How beneficial, then, is the existence of good coal jobs for the relatively few to West Virginia's overall welfare these many years? In recent federal rankings of the states, West Virginia ends up 46th or 49th in poverty, depending on which set of calculations you use. It is next to last in median household income, seventh worst in life expectancy and fifth worst in general public health.

As for President Obama's supposed "war on coal," the Mining Safety and Health Administration reports there were 15 percent more coal jobs in the state in 2013 than during the term of George W. Bush. Still, the industry is losing ground, although most economists agree it is not due to regulation. Rather, the cause is competition from cheap, abundant natural gas and a surge in more job-intensive renewable energy utilization.
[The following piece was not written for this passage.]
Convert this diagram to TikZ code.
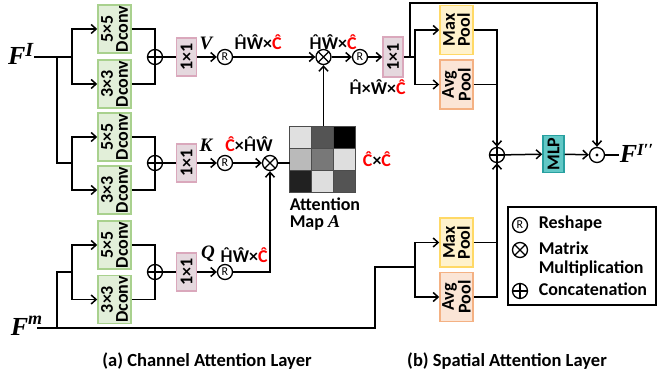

Many West Virginians clearly remain conflicted. A recent Sierra Club poll found that an overwhelming majority supported strong environmental regulations and believed that state regulators were lax in policing pollution. Four environmental groups even petitioned (unsuccessfully) the EPA to take over for state regulators, who cannot proceed without the oft compromised state legislature's approval. Consequently, the regulators tend to strike sweetheart deals with the coal industry after it has been caught in the act.

Conflicted public or not, the state's politicians from both parties have consistently and confidently sided with coal. It remains to be seen whether it is because they have been bought by industry campaign contributions or ultimately mesmerized by the state's century old cultural dependency on coal, just like so many of their constituents.

In any event, the Pavlovian reflex in defense of the industry persists, come what may. West Virginia's democratic governor was an apologist for the coal industry the very day after the January coal-related spill that contaminated the drinking water for 300,000 Charleston residents. And on the same day of that spill, House Republicans, with the support of the bipartisan West Virginia congressional delegation, voted to weaken the EPA's authority to regulate coal-powered emissions.

Democratic West Virginia U.S. Senator Jay Rockefeller speculates that this apparently inbred brainwashing vis-a-vis the coal industry could stem from the stoic nature of the many Scottish and Irish who originally settled in the state.

Maybe so, but it is high time West Virginians snapped out of their self-destructive trance and faced up to modern day reality.